===== Recorded data =====

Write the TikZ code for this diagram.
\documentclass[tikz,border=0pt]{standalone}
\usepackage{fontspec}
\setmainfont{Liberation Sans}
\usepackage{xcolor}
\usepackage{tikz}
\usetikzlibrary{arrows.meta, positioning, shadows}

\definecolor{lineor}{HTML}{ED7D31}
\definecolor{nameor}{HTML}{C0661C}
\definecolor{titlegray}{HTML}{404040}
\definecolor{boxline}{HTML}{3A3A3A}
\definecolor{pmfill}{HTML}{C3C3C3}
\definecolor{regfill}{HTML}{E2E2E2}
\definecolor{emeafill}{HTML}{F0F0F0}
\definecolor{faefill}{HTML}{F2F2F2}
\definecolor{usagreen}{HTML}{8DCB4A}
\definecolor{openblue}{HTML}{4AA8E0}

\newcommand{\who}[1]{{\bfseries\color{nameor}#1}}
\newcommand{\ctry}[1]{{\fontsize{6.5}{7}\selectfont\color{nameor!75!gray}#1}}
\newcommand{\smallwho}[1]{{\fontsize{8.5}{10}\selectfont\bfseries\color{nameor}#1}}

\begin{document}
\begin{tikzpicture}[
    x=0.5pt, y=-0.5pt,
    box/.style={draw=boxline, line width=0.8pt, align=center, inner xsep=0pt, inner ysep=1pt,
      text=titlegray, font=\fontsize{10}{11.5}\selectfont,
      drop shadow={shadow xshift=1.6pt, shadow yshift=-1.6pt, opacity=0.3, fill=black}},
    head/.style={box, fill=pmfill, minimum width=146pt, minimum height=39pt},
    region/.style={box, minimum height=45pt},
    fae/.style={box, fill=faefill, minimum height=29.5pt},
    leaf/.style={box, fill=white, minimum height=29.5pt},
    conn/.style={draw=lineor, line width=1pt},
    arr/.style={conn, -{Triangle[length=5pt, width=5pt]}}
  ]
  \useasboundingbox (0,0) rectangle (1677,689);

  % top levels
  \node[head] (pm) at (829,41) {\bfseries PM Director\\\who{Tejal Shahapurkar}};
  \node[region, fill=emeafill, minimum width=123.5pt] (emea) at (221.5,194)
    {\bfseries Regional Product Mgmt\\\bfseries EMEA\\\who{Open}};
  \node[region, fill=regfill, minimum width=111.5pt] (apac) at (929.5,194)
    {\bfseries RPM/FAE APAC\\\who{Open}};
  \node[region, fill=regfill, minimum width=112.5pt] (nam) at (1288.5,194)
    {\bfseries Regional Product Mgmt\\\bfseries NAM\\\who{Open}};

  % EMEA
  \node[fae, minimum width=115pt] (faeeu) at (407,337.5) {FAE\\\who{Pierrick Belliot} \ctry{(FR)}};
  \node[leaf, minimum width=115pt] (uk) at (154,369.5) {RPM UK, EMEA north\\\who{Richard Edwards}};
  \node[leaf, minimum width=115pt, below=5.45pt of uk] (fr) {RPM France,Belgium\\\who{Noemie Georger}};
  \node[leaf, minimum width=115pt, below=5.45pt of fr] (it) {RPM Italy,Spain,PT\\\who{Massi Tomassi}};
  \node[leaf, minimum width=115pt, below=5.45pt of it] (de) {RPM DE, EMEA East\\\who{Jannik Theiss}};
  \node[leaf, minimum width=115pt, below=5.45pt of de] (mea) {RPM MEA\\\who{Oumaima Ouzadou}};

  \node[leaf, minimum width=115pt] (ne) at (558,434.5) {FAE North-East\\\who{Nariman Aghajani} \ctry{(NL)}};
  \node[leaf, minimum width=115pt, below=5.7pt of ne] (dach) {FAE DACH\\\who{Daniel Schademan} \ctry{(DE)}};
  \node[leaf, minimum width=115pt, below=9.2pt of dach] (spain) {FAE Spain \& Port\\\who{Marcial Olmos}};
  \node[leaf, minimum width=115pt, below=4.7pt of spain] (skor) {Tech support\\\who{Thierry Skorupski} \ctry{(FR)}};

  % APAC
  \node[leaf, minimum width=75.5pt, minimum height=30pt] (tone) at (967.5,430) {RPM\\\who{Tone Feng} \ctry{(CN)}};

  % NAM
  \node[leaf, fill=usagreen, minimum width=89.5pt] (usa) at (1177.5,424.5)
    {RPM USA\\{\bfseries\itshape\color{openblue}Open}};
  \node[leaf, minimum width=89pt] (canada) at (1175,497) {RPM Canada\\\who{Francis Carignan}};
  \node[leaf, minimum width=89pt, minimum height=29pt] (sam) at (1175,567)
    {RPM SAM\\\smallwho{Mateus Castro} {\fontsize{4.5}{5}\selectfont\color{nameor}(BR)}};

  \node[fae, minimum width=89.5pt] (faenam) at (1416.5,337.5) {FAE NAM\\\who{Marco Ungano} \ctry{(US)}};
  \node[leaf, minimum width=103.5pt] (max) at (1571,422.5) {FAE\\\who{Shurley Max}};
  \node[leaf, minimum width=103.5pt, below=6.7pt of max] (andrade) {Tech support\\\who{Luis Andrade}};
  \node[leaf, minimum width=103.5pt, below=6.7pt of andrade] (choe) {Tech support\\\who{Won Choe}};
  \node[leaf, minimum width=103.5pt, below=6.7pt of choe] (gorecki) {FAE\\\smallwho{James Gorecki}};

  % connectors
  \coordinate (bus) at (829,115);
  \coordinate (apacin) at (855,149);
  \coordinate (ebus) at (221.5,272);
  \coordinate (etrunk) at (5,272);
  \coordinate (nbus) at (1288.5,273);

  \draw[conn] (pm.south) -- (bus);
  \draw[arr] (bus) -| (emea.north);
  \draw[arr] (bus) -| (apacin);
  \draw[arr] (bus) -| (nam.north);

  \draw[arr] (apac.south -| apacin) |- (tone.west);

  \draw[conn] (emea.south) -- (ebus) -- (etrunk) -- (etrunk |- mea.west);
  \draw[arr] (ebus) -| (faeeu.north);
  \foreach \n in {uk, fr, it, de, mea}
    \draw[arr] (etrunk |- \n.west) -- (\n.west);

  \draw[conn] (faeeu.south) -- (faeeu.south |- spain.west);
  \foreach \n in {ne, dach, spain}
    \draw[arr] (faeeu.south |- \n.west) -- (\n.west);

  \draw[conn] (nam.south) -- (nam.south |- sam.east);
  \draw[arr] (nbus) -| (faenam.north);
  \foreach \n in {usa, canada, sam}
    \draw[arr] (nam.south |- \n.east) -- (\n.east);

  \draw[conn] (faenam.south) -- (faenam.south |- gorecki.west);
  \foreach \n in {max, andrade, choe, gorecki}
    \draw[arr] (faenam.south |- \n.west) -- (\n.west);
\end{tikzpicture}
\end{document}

=====

Goal: Please reproduce each line exactly as written.

Solved problem:
Write the TikZ code for this diagram.
\documentclass[tikz,border=0pt]{standalone}
\usepackage{fontspec}
\setmainfont{Liberation Sans}
\usepackage{xcolor}
\usepackage{tikz}
\usetikzlibrary{arrows.meta, positioning, shadows}

\definecolor{lineor}{HTML}{ED7D31}
\definecolor{nameor}{HTML}{C0661C}
\definecolor{titlegray}{HTML}{404040}
\definecolor{boxline}{HTML}{3A3A3A}
\definecolor{pmfill}{HTML}{C3C3C3}
\definecolor{regfill}{HTML}{E2E2E2}
\definecolor{emeafill}{HTML}{F0F0F0}
\definecolor{faefill}{HTML}{F2F2F2}
\definecolor{usagreen}{HTML}{8DCB4A}
\definecolor{openblue}{HTML}{4AA8E0}

\newcommand{\who}[1]{{\bfseries\color{nameor}#1}}
\newcommand{\ctry}[1]{{\fontsize{6.5}{7}\selectfont\color{nameor!75!gray}#1}}
\newcommand{\smallwho}[1]{{\fontsize{8.5}{10}\selectfont\bfseries\color{nameor}#1}}

\begin{document}
\begin{tikzpicture}[
    x=0.5pt, y=-0.5pt,
    box/.style={draw=boxline, line width=0.8pt, align=center, inner xsep=0pt, inner ysep=1pt,
      text=titlegray, font=\fontsize{10}{11.5}\selectfont,
      drop shadow={shadow xshift=1.6pt, shadow yshift=-1.6pt, opacity=0.3, fill=black}},
    head/.style={box, fill=pmfill, minimum width=146pt, minimum height=39pt},
    region/.style={box, minimum height=45pt},
    fae/.style={box, fill=faefill, minimum height=29.5pt},
    leaf/.style={box, fill=white, minimum height=29.5pt},
    conn/.style={draw=lineor, line width=1pt},
    arr/.style={conn, -{Triangle[length=5pt, width=5pt]}}
  ]
  \useasboundingbox (0,0) rectangle (1677,689);

  % top levels
  \node[head] (pm) at (829,41) {\bfseries PM Director\\\who{Tejal Shahapurkar}};
  \node[region, fill=emeafill, minimum width=123.5pt] (emea) at (221.5,194)
    {\bfseries Regional Product Mgmt\\\bfseries EMEA\\\who{Open}};
  \node[region, fill=regfill, minimum width=111.5pt] (apac) at (929.5,194)
    {\bfseries RPM/FAE APAC\\\who{Open}};
  \node[region, fill=regfill, minimum width=112.5pt] (nam) at (1288.5,194)
    {\bfseries Regional Product Mgmt\\\bfseries NAM\\\who{Open}};

  % EMEA
  \node[fae, minimum width=115pt] (faeeu) at (407,337.5) {FAE\\\who{Pierrick Belliot} \ctry{(FR)}};
  \node[leaf, minimum width=115pt] (uk) at (154,369.5) {RPM UK, EMEA north\\\who{Richard Edwards}};
  \node[leaf, minimum width=115pt, below=5.45pt of uk] (fr) {RPM France,Belgium\\\who{Noemie Georger}};
  \node[leaf, minimum width=115pt, below=5.45pt of fr] (it) {RPM Italy,Spain,PT\\\who{Massi Tomassi}};
  \node[leaf, minimum width=115pt, below=5.45pt of it] (de) {RPM DE, EMEA East\\\who{Jannik Theiss}};
  \node[leaf, minimum width=115pt, below=5.45pt of de] (mea) {RPM MEA\\\who{Oumaima Ouzadou}};

  \node[leaf, minimum width=115pt] (ne) at (558,434.5) {FAE North-East\\\who{Nariman Aghajani} \ctry{(NL)}};
  \node[leaf, minimum width=115pt, below=5.7pt of ne] (dach) {FAE DACH\\\who{Daniel Schademan} \ctry{(DE)}};
  \node[leaf, minimum width=115pt, below=9.2pt of dach] (spain) {FAE Spain \& Port\\\who{Marcial Olmos}};
  \node[leaf, minimum width=115pt, below=4.7pt of spain] (skor) {Tech support\\\who{Thierry Skorupski} \ctry{(FR)}};

  % APAC
  \node[leaf, minimum width=75.5pt, minimum height=30pt] (tone) at (967.5,430) {RPM\\\who{Tone Feng} \ctry{(CN)}};

  % NAM
  \node[leaf, fill=usagreen, minimum width=89.5pt] (usa) at (1177.5,424.5)
    {RPM USA\\{\bfseries\itshape\color{openblue}Open}};
  \node[leaf, minimum width=89pt] (canada) at (1175,497) {RPM Canada\\\who{Francis Carignan}};
  \node[leaf, minimum width=89pt, minimum height=29pt] (sam) at (1175,567)
    {RPM SAM\\\smallwho{Mateus Castro} {\fontsize{4.5}{5}\selectfont\color{nameor}(BR)}};

  \node[fae, minimum width=89.5pt] (faenam) at (1416.5,337.5) {FAE NAM\\\who{Marco Ungano} \ctry{(US)}};
  \node[leaf, minimum width=103.5pt] (max) at (1571,422.5) {FAE\\\who{Shurley Max}};
  \node[leaf, minimum width=103.5pt, below=6.7pt of max] (andrade) {Tech support\\\who{Luis Andrade}};
  \node[leaf, minimum width=103.5pt, below=6.7pt of andrade] (choe) {Tech support\\\who{Won Choe}};
  \node[leaf, minimum width=103.5pt, below=6.7pt of choe] (gorecki) {FAE\\\smallwho{James Gorecki}};

  % connectors
  \coordinate (bus) at (829,115);
  \coordinate (apacin) at (855,149);
  \coordinate (ebus) at (221.5,272);
  \coordinate (etrunk) at (5,272);
  \coordinate (nbus) at (1288.5,273);

  \draw[conn] (pm.south) -- (bus);
  \draw[arr] (bus) -| (emea.north);
  \draw[arr] (bus) -| (apacin);
  \draw[arr] (bus) -| (nam.north);

  \draw[arr] (apac.south -| apacin) |- (tone.west);

  \draw[conn] (emea.south) -- (ebus) -- (etrunk) -- (etrunk |- mea.west);
  \draw[arr] (ebus) -| (faeeu.north);
  \foreach \n in {uk, fr, it, de, mea}
    \draw[arr] (etrunk |- \n.west) -- (\n.west);

  \draw[conn] (faeeu.south) -- (faeeu.south |- spain.west);
  \foreach \n in {ne, dach, spain}
    \draw[arr] (faeeu.south |- \n.west) -- (\n.west);

  \draw[conn] (nam.south) -- (nam.south |- sam.east);
  \draw[arr] (nbus) -| (faenam.north);
  \foreach \n in {usa, canada, sam}
    \draw[arr] (nam.south |- \n.east) -- (\n.east);

  \draw[conn] (faenam.south) -- (faenam.south |- gorecki.west);
  \foreach \n in {max, andrade, choe, gorecki}
    \draw[arr] (faenam.south |- \n.west) -- (\n.west);
\end{tikzpicture}
\end{document}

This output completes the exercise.